La dissolution est prononcée autour du texte « De Besançon aux Monts Tsinkiang » (publié dans le livre), sur lequel tout le monde est d’accord, et qui prolonge encore la stratégie mouvementiste jusqu’à la dilution pure et simple de toute forme organisationnelle dans le mouvement de masse. C’est sans doute à la critique de ce texte et au bilan politique rigoureux d’une ligne anarchisante qu’il faut s’attaquer si on veut comprendre la disparition d’un groupe qui aura marqué la France de l’après-68, jusqu’à s’identifier à cette période.

 


- Les nouveaux partisans : histoire de la Gauche Prolétarienne
Par des militants de base (Al Dante, avril 2015, 17€)

 

La critique de la ligne de la GP et de la Cause du Peuple était contemporaine de son existence et de son activité. La revue politique et théorique « Communisme » publiait en 1974 un texte « Cause du Peuple : marxisme ou anarchisme ? » qui donne des éléments théoriques intéressants de critique de la ligne de la GP et notamment une critique précise du texte « De Besançon aux Monts Tsinkiang ». Nous invitons nos lecteurs qui souhaiteraient approfondir la question à consulter cet article en cliquant ICI

[1Le dogmatisme est une conception erronée du marxisme qui ne l’envisage non comme une science vivante, s’attachant à l’analyse concrète des situations concrètes, mais comme un ensemble de recettes immuables et figées, de dogmes.

[2Le spontanéisme est une conception qui accorde la primeur dans la lutte politique au mouvement spontané des masses au détriment des tâches de construction et d’organisation. Le spontanéisme est à la base du mouvementisme, orientation erronée dans la lutte de classe pour la laquelle « le mouvement est tout, le parti n’est rien ».

[3Lutte politique et mouvement de masse en Chine (1966 -1976) inspiré par Mao Zedong et qui visait à empêcher la restauration du capitalisme engagée par une partie des dirigeants chinois, et au contraire à approfondir la construction du socialisme. Voir l’article « Le sens de notre référence au maoïsme », paru dans Partisan N°161, en ligne : http://www.ocml-vp.org/article738.html

[4Le centralisme démocratique est un mode d’organisation adopté pour la première fois par le Parti bolchevique de Lénine, qui combine la liberté totale dans la discussion et l’élaboration collective de la ligne à la discipline et l’unité totale dans l’action.
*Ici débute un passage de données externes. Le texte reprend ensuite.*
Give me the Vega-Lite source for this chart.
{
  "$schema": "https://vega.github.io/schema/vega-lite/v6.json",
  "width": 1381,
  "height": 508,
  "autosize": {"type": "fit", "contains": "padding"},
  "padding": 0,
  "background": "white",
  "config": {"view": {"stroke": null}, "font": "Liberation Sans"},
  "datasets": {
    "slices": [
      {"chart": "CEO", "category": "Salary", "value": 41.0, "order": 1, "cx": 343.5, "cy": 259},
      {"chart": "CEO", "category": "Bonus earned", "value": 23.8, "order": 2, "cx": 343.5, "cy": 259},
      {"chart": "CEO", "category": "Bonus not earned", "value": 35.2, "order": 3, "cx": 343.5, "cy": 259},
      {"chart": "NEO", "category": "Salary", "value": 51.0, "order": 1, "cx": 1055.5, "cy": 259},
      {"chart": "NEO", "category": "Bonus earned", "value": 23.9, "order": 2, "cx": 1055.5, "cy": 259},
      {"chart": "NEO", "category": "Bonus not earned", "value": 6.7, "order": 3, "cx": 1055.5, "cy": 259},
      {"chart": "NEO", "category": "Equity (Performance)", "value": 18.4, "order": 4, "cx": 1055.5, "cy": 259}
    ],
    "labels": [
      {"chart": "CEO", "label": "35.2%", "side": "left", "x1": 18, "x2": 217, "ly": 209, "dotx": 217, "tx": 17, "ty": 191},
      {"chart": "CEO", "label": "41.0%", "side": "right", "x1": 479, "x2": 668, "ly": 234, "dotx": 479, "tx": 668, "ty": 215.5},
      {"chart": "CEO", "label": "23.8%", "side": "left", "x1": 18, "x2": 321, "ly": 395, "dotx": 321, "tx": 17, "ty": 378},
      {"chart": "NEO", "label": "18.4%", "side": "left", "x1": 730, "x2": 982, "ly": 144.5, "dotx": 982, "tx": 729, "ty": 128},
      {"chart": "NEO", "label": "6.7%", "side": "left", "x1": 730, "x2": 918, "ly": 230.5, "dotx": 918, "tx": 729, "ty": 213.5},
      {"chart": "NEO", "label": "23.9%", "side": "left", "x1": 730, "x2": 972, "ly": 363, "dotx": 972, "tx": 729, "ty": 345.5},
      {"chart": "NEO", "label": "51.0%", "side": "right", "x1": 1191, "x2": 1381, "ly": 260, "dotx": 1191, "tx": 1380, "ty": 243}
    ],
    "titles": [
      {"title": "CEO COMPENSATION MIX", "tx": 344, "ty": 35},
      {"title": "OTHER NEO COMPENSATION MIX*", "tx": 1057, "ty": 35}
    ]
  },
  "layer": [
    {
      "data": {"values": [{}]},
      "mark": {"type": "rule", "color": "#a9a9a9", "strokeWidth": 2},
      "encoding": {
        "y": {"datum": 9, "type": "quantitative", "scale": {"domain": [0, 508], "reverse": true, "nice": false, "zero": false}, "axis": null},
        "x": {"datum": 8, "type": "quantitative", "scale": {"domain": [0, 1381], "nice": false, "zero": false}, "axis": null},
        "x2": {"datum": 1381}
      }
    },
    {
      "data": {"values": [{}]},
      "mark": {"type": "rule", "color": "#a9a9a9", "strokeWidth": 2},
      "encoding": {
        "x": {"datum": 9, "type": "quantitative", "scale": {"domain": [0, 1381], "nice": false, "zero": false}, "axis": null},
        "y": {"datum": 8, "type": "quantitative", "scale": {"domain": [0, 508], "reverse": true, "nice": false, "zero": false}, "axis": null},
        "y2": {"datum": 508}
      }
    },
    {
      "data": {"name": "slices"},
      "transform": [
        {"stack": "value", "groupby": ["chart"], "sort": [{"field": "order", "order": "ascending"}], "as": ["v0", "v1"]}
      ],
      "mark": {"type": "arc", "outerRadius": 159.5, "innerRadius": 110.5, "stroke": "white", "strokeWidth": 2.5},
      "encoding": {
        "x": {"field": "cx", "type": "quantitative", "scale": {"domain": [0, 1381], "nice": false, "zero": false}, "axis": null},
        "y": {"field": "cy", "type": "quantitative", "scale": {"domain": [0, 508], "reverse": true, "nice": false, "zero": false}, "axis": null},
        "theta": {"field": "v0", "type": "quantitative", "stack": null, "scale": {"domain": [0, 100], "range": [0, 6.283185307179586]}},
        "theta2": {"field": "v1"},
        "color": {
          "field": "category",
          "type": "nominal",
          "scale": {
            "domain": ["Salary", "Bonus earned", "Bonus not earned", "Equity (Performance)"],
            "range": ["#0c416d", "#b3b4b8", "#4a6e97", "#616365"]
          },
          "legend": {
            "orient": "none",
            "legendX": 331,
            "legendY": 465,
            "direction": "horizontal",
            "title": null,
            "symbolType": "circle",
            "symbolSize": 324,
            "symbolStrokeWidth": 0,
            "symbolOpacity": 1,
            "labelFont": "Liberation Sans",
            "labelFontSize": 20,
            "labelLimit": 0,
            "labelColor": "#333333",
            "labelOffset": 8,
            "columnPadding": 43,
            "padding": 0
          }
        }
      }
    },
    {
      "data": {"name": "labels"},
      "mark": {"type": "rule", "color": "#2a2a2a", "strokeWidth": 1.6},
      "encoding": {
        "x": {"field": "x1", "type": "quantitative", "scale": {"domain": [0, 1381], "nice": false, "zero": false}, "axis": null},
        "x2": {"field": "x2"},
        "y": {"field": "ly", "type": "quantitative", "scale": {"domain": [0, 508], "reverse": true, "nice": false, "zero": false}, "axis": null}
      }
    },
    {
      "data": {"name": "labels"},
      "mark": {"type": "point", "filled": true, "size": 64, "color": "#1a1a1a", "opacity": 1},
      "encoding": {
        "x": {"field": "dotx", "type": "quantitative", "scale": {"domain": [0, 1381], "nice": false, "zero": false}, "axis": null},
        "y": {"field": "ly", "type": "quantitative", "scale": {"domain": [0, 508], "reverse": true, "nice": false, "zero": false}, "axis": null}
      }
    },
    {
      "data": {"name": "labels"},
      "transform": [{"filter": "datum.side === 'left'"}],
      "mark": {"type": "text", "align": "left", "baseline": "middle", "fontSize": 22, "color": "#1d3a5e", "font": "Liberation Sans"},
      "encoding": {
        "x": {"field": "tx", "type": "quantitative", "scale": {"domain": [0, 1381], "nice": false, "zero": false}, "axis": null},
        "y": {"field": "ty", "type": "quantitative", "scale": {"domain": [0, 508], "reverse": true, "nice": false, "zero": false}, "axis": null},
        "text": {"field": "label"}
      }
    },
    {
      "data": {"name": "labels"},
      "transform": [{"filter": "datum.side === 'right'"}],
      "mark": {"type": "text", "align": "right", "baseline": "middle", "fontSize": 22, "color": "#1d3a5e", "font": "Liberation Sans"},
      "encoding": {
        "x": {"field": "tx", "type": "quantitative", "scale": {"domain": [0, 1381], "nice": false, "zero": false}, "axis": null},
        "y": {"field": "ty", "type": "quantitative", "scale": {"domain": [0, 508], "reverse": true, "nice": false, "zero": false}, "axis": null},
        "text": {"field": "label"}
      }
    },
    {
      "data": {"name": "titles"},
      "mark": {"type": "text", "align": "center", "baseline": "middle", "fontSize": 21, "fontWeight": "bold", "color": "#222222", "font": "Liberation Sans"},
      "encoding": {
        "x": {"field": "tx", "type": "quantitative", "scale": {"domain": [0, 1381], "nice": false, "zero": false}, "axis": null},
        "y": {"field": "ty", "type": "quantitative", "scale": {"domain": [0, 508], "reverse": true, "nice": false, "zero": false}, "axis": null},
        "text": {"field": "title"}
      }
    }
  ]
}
[5Les militants de la GP seront très impliqués dans le Mouvement des Travailleurs Arabes (MTA) qu’ils animaient aux côtés d’étudiants arabes et de travailleurs immigrés. Le MTA, qui manifestait pour la première fois la volonté d’auto-organisation des travailleurs immigrés, organisera en 1973 des grèves générales de travailleurs immigrés contre le racisme et en 1976 une grève des loyers dans les foyers de travailleurs.

[6L’anarcho-syndicalisme est un courant du mouvement ouvrier qui restreint la lutte politique du prolétariat à la lutte économique et les rapports sociaux de production au rapport ouvrier/patron dans l’atelier.